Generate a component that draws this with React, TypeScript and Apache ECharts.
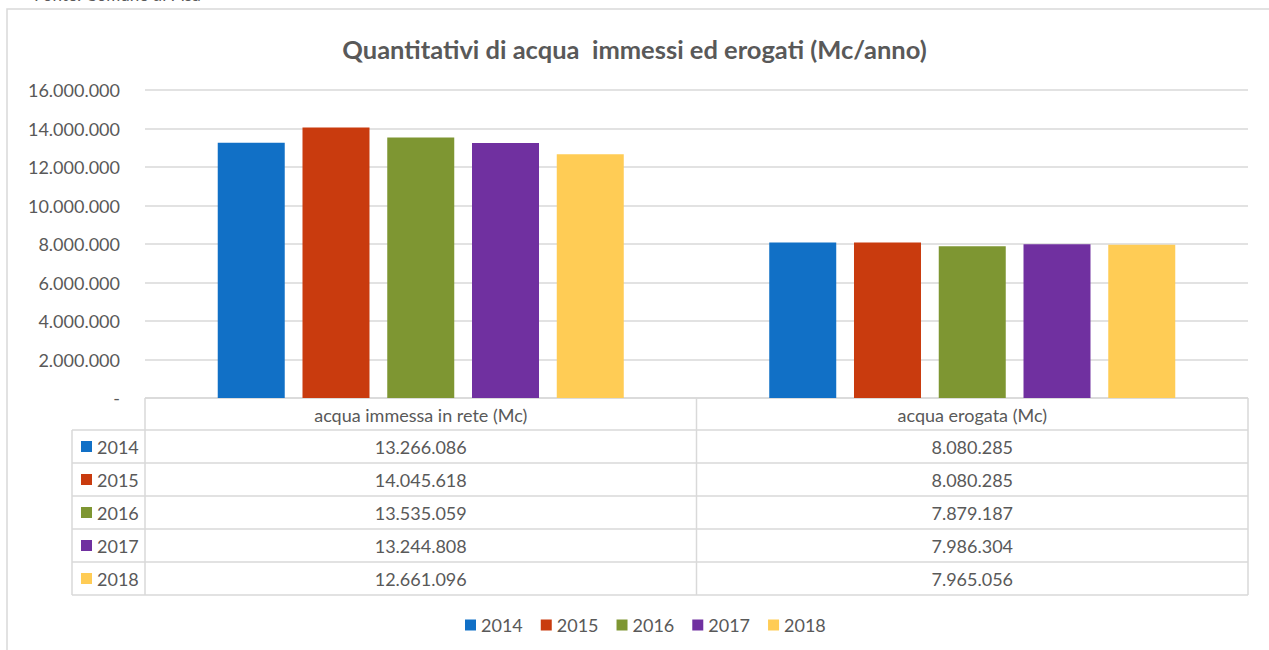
import React, { useEffect, useRef } from "react";
import * as echarts from "echarts";

const title = "Quantitativi di acqua  immessi ed erogati (Mc/anno)";
const sourceNote = "Fonte: Comune di Pisa";
const categories = ["acqua immessa in rete (Mc)", "acqua erogata (Mc)"];
const years = ["2014", "2015", "2016", "2017", "2018"];
const values2014 = [13266086, 8080285];
const values2015 = [14045618, 8080285];
const values2016 = [13535059, 7879187];
const values2017 = [13244808, 7986304];
const values2018 = [12661096, 7965056];
const seriesValues = [values2014, values2015, values2016, values2017, values2018];
const colors = ["#1170C6", "#C93B0E", "#7E9632", "#7030A0", "#FFCC55"];
const yMin = 0;
const yMax = 16000000;
const yStep = 2000000;

const FONT = "Lato, 'Open Sans', sans-serif";
const TEXT = "#595959";
const LINE = "#d9d9d9";

const GRID_LEFT = 145;
const GRID_RIGHT = 1248;
const GRID_TOP = 90;
const AXIS_Y = 398;
const HEADER_H = 32;
const ROW_H = 33;
const TABLE_LEFT = 72;

function fmt(n: number): string {
  if (n === 0) return "-";
  return String(Math.round(n)).replace(/\B(?=(\d{3})+(?!\d))/g, ".");
}

export default function App() {
  const ref = useRef<HTMLDivElement>(null);
  useEffect(() => {
    if (!ref.current) return;
    const chart = echarts.init(ref.current, null, { renderer: "svg" });
    const rowsTop = AXIS_Y + HEADER_H;
    const tableBottom = rowsTop + ROW_H * years.length;
    const colW = (GRID_RIGHT - GRID_LEFT) / categories.length;
    const graphics: any[] = [];
    graphics.push({
      type: "rect",
      silent: true,
      shape: { x: 7, y: 9, width: 1400, height: 800 },
      style: { fill: "none", stroke: LINE, lineWidth: 1.5 },
    });
    graphics.push({
      type: "text",
      silent: true,
      x: 34,
      y: 3,
      style: { text: sourceNote, font: `17px ${FONT}`, fill: TEXT, textVerticalAlign: "bottom" },
    });
    const vx = [GRID_LEFT];
    for (let c = 1; c <= categories.length; c++) vx.push(GRID_LEFT + colW * c);
    vx.forEach((x) =>
      graphics.push({
        type: "line",
        silent: true,
        shape: { x1: x, y1: AXIS_Y, x2: x, y2: tableBottom },
        style: { stroke: LINE, lineWidth: 1.5 },
      })
    );
    graphics.push({
      type: "line",
      silent: true,
      shape: { x1: TABLE_LEFT, y1: rowsTop, x2: TABLE_LEFT, y2: tableBottom },
      style: { stroke: LINE, lineWidth: 1.5 },
    });
    graphics.push({
      type: "line",
      silent: true,
      shape: { x1: GRID_LEFT, y1: AXIS_Y, x2: GRID_RIGHT, y2: AXIS_Y },
      style: { stroke: LINE, lineWidth: 1.5 },
    });
    for (let r = 0; r <= years.length; r++) {
      const y = rowsTop + ROW_H * r;
      graphics.push({
        type: "line",
        silent: true,
        shape: { x1: TABLE_LEFT, y1: y, x2: GRID_RIGHT, y2: y },
        style: { stroke: LINE, lineWidth: 1.5 },
      });
    }
    years.forEach((yr, i) => {
      const cy = rowsTop + ROW_H * i + ROW_H / 2;
      graphics.push({
        type: "rect",
        silent: true,
        shape: { x: 81, y: cy - 5.5, width: 11, height: 11 },
        style: { fill: colors[i] },
      });
      graphics.push({
        type: "text",
        silent: true,
        x: 97,
        y: cy,
        style: { text: yr, font: `18px ${FONT}`, fill: TEXT, textVerticalAlign: "middle", textAlign: "left" },
      });
      seriesValues[i].forEach((v, c) => {
        graphics.push({
          type: "text",
          silent: true,
          x: GRID_LEFT + colW * c + colW / 2,
          y: cy,
          style: { text: fmt(v), font: `18px ${FONT}`, fill: TEXT, textVerticalAlign: "middle", textAlign: "center" },
        });
      });
    });

    chart.setOption({
      animation: false,
      backgroundColor: "#ffffff",
      title: {
        text: title,
        left: "center",
        top: 31,
        textStyle: { fontFamily: FONT, fontSize: 25.5, fontWeight: "bold", color: TEXT },
      },
      legend: {
        data: years,
        left: 460,
        top: 611,
        itemWidth: 11,
        itemHeight: 11,
        itemGap: 18,
        icon: "rect",
        textStyle: { fontFamily: FONT, fontSize: 18, color: TEXT },
      },
      grid: {
        left: GRID_LEFT,
        right: 1269 - GRID_RIGHT,
        top: GRID_TOP,
        bottom: 650 - AXIS_Y,
        containLabel: false,
      },
      xAxis: {
        type: "category",
        data: categories,
        axisLine: { show: false },
        axisTick: { show: false },
        axisLabel: {
          margin: 8,
          fontFamily: FONT,
          fontSize: 18,
          color: TEXT,
        },
      },
      yAxis: {
        type: "value",
        min: yMin,
        max: yMax,
        interval: yStep,
        axisLine: { show: false },
        axisTick: { show: false },
        splitLine: { lineStyle: { color: LINE, width: 1.5 } },
        axisLabel: {
          margin: 25,
          fontFamily: FONT,
          fontSize: 18,
          color: TEXT,
          formatter: (v: number) => fmt(v),
        },
      },
      series: years.map((yr, i) => ({
        name: yr,
        type: "bar",
        data: seriesValues[i],
        barWidth: 67,
        barGap: "26.5%",
        itemStyle: { color: colors[i] },
      })),
      graphic: graphics,
    });
    return () => chart.dispose();
  }, []);
  return (
    <div
      ref={ref}
      style={{ position: "absolute", left: 0, top: 0, width: 1269, height: 650 }}
    />
  );
}
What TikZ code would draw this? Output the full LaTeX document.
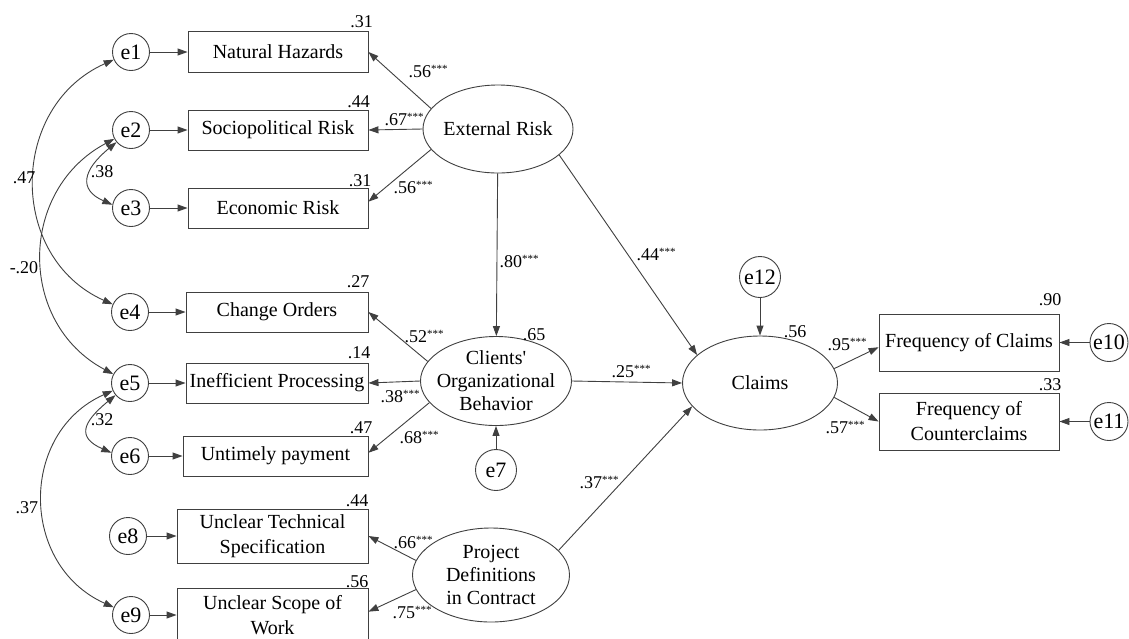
\documentclass[tikz,border=0pt]{standalone}
\usepackage{fontspec}
\setmainfont{Liberation Serif}
\newfontfamily\plainrm{Liberation Serif}[Ligatures=ResetAll]
\usetikzlibrary{shapes.geometric,arrows.meta}
\newcommand\txtf{\fontsize{20}{25}\selectfont}
\newcommand\latf{\fontsize{20}{23}\selectfont}
\newcommand\numf{\fontsize{18}{20}\selectfont}
\newcommand\errf{\fontsize{22}{24}\selectfont}
\newcommand\sg{\raisebox{4.5pt}{\fontsize{11}{11}\selectfont ***}}
\begin{document}
\begin{tikzpicture}[x=1pt,y=-1pt,
  ln/.style={draw=black!75, line width=0.9pt},
  arr/.style={ln, -{Triangle[length=10pt,width=7pt]}},
  cov/.style={ln, {Triangle[length=10pt,width=7pt]}-{Triangle[length=10pt,width=7pt]}},
  obs/.style={draw=black!75, line width=0.9pt, rectangle, inner sep=0pt, align=center, font=\txtf},
  lat/.style={draw=black!75, line width=0.9pt, ellipse, inner sep=0pt},
  lbl/.style={inner sep=0pt, align=center, font=\latf},
  err/.style={draw=black!75, line width=0.9pt, circle, inner sep=0pt, minimum size=37pt, font=\errf},
  errb/.style={err, minimum size=41pt},
  num/.style={inner sep=0pt, anchor=base, font=\numf}]
\useasboundingbox (0,0) rectangle (1129,638);
\fill[white] (0,0) rectangle (1129,638);

% observed boxes
\node[obs, minimum width=180pt, minimum height=41pt] (NH) at (278,52) {Natural Hazards};
\node[obs, minimum width=180pt, minimum height=40pt] (SR) at (278,130) {Sociopolitical Risk};
\node[obs, minimum width=180pt, minimum height=40pt] (EC) at (278,208) {Economic Risk};
\node[obs, minimum width=182pt, minimum height=40pt] (CO) at (277,312) {Change Orders};
\node[obs, minimum width=182pt, minimum height=40pt] (IP) at (277,383) {Inefficient Processing};
\node[obs, minimum width=185pt, minimum height=40pt] (UP) at (275.5,456) {Untimely payment};
\node[obs, minimum width=191pt, minimum height=54pt] (UT) at (272.5,536) {Unclear Technical\\Specification};
\node[obs, minimum width=191pt, minimum height=54pt] (US) at (272.5,615) {Unclear Scope of\\Work};
\node[obs, minimum width=180pt, minimum height=57pt] (FC) at (969,342.5) {Frequency of Claims};
\node[obs, minimum width=180pt, minimum height=57pt] (FCC) at (969,421.5) {Frequency of\\Counterclaims};

% latent ellipses
\node[lat, minimum width=150pt, minimum height=88pt] (ER) at (498,129) {};
\node[lbl] (ERt) at (ER) {External Risk};
\node[lat, minimum width=151pt, minimum height=89pt] (COB) at (496,381) {};
\node[lbl] (COBt) at (COB) {Clients{\plainrm '}\\Organizational\\Behavior};
\node[lat, minimum width=157pt, minimum height=94pt] (PD) at (491,575) {};
\node[lbl] (PDt) at (PD) {Project\\Definitions\\in Contract};
\node[lat, minimum width=155pt, minimum height=94pt] (CL) at (760,383) {};
\node[lbl] (CLt) at (CL) {Claims};

% error terms
\node[err] (e1) at (131,52) {e1};
\node[err] (e2) at (131,130) {e2};
\node[err] (e3) at (131,208) {e3};
\node[err] (e4) at (130,312) {e4};
\node[err] (e5) at (130,383) {e5};
\node[err] (e6) at (130,456) {e6};
\node[err] (e8) at (128,536) {e8};
\node[err] (e9) at (131,615) {e9};
\node[errb] (e7) at (496,470) {e7};
\node[errb] (e12) at (760,277) {e12};
\node[err, minimum size=38pt] (e10) at (1109,342.5) {e10};
\node[err, minimum size=38pt] (e11) at (1109,421.5) {e11};

% error -> indicator
\draw[arr] (e1) -- (NH);
\draw[arr] (e2) -- (SR);
\draw[arr] (e3) -- (EC);
\draw[arr] (e4) -- (CO);
\draw[arr] (e5) -- (IP);
\draw[arr] (e6) -- (UP);
\draw[arr] (e8) -- (UT);
\draw[arr] (e9) -- (US);
\draw[arr] (e10) -- (FC);
\draw[arr] (e11) -- (FCC);
\draw[arr] (e7) -- (COB);
\draw[arr] (e12) -- (CL);

% loadings
\draw[arr] (ER.163) -- (NH.east);
\draw[arr] (ER.west) -- (SR.east);
\draw[arr] (ER.197) -- (EC.4);
\draw[arr] (COB.164) -- (CO.east);
\draw[arr] (COB.west) -- (IP.east);
\draw[arr] (COB.198) -- (UP.2);
\draw[arr] (PD.169) -- (UT.east);
\draw[arr] (PD.191) -- (US.2);
\draw[arr] (CL.11) -- (FC.183);
\draw[arr] (CL.349) -- (FCC.west);

% structural paths
\draw[arr] (ER) -- (COB);
\draw[arr] (ER.337) -- (CL.156);
\draw[arr] (COB.east) -- (CL.west);
\draw[arr] (PD.20) -- (CL.199);

% covariances
\draw[cov] (e1.204) .. controls +(-105,47) and +(-105,-47) .. (e4.156);
\draw[cov] (e2.208) .. controls +(-96,51) and +(-96,-51) .. (e5.152);
\draw[cov] (e5.204) .. controls +(-94,42) and +(-94,-42) .. (e9.156);
\draw[cov] (e2.220) .. controls +(-34,28) and +(-34,-15) .. (e3.170);
\draw[cov] (e5.220) .. controls +(-34,28) and +(-34,-15) .. (e6.170);

% R-squared
\node[num] (r1) at (361.5,27) {.31};
\node[num] (r2) at (358.5,107) {.44};
\node[num] (r3) at (360,186) {.31};
\node[num] (r4) at (358,287) {.27};
\node[num] (r5) at (359,358) {.14};
\node[num] (r6) at (361,433) {.47};
\node[num] (r7) at (357,506) {.44};
\node[num] (r8) at (357,587) {.56};
\node[num] (r9) at (1050,305) {.90};
\node[num] (r10) at (1050,390) {.33};
\node[num] (r11) at (795,337) {.56};
\node[num] (r12) at (534,340) {.65};

% path coefficients
\node[num] (p1) at (428,77) {.56\sg};
\node[num] (p2) at (404,125) {.67\sg};
\node[num] (p3) at (413,193) {.56\sg};
\node[num] (p4) at (519,267) {.80\sg};
\node[num] (p5) at (656,260) {.44\sg};
\node[num] (p6) at (424,342) {.52\sg};
\node[num] (p7) at (400,402) {.38\sg};
\node[num] (p8) at (419,443) {.68\sg};
\node[num] (p9) at (631,377) {.25\sg};
\node[num] (p10) at (599,488) {.37\sg};
\node[num] (p11) at (413,548) {.66\sg};
\node[num] (p12) at (412,618) {.75\sg};
\node[num] (p13) at (847,350) {.95\sg};
\node[num] (p14) at (845,433) {.57\sg};

% covariance values
\node[num] (c1) at (24,183) {.47};
\node[num] (c2) at (24,273) {-.20};
\node[num] (c3) at (102,177) {.38};
\node[num] (c4) at (102,425) {.32};
\node[num] (c5) at (27,513) {.37};
\end{tikzpicture}
\end{document}
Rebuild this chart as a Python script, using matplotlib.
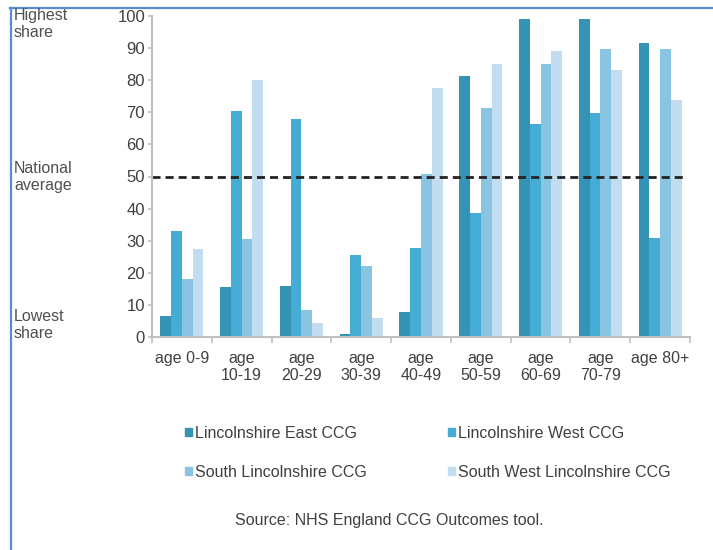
import numpy as np
import matplotlib
matplotlib.use("Agg")
import matplotlib.pyplot as plt
from matplotlib.patches import Patch
from matplotlib.lines import Line2D

plt.rcParams["font.family"] = ["Liberation Sans", "DejaVu Sans"]

# data
age_groups = ["age 0-9", "age\n10-19", "age\n20-29", "age\n30-39", "age\n40-49",
              "age\n50-59", "age\n60-69", "age\n70-79", "age 80+"]
ccg_names = ["Lincolnshire East CCG", "Lincolnshire West CCG",
             "South Lincolnshire CCG", "South West Lincolnshire CCG"]
east = [6.5, 15.5, 16, 1, 7.9, 81.3, 99, 99, 91.6]
west = [33, 70.5, 68, 25.6, 27.7, 38.7, 66.5, 69.9, 30.7]
south = [18, 30.5, 8.5, 22, 50.8, 71.2, 85.2, 89.7, 89.7]
south_west = [27.5, 80, 4.5, 6, 77.5, 85.2, 89, 83.2, 73.7]
national_average = 50

colors = ["#3593b6", "#45add4", "#89c5e3", "#c3ddf0"]
text_col = "#404040"

fig = plt.figure(figsize=(7.13, 5.5), dpi=100)
ax = fig.add_axes([152/713, 1-337/550, (690-152)/713, (337-16)/550])

x = np.arange(len(age_groups))
w = 0.18
series = [east, west, south, south_west]
for i, vals in enumerate(series):
    ax.bar(x + (i - 1.5)*w, vals, width=w, color=colors[i], linewidth=0)

ax.axhline(national_average, xmin=0, xmax=0.987, color="#222222", lw=2,
           dashes=(2.9, 1.8))

ax.set_xlim(-0.5, len(age_groups) - 0.5)
ax.set_ylim(0, 100)
ax.set_yticks(range(0, 101, 10))
ax.set_xticks(x)
ax.set_xticklabels(age_groups)
ax.set_xticks(np.arange(-0.5, len(age_groups), 1), minor=True)

for s in ["top", "right"]:
    ax.spines[s].set_visible(False)
for s in ["left", "bottom"]:
    ax.spines[s].set_color("#c0c0c0")
    ax.spines[s].set_linewidth(1.5)

ax.tick_params(axis="y", length=3, color="#c0c0c0", width=1.2, pad=2,
               labelsize=12, labelcolor=text_col)
ax.tick_params(axis="x", which="major", length=0, pad=10, labelsize=11.5,
               labelcolor=text_col)
ax.tick_params(axis="x", which="minor", length=4, color="#c0c0c0", width=1.2)

# side notes
for ypix, note in [(24, "Highest\nshare"), (177, "National\naverage"),
                   (325, "Lowest\nshare")]:
    fig.text(14/713, 1-ypix/550, note, ha="left", va="center",
             fontsize=11.5, color="#505050", linespacing=1.15)

# legend, row by row: East, West / South, South West
handles = [Patch(color=c) for c in colors]
order = [0, 2, 1, 3]
fig.legend([handles[i] for i in order], [ccg_names[i] for i in order],
           ncol=2, loc="upper left", bbox_to_anchor=(185/713, 1-426/550),
           frameon=False, fontsize=11.5, labelcolor=text_col,
           handlelength=0.42, handleheight=0.42, handletextpad=0.2,
           columnspacing=5.1, labelspacing=1.5, borderpad=0, borderaxespad=0)

fig.text(389/713, 1-520/550, "Source: NHS England CCG Outcomes tool.",
         ha="center", va="center", fontsize=11.5, color=text_col)

# blue frame on left and top
frame_col = "#5a8ad6"
fig.add_artist(Line2D([10.5/713, 10.5/713], [0, 1-8/550], color=frame_col,
                      lw=1.6, transform=fig.transFigure))
fig.add_artist(Line2D([10/713, 1], [1-8/550, 1-8/550], color=frame_col,
                      lw=1.6, transform=fig.transFigure))

fig.savefig("out.png", dpi=100)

######

→ **Goal**:
Starting at the first line of the records above, set down each line exactly through the one that holds "import * as". Omit pictures.

→ **Reply**:
Generate a component that draws this with React, TypeScript and Apache ECharts.
import React, { useEffect, useRef } from "react";
import * as echarts from "echarts";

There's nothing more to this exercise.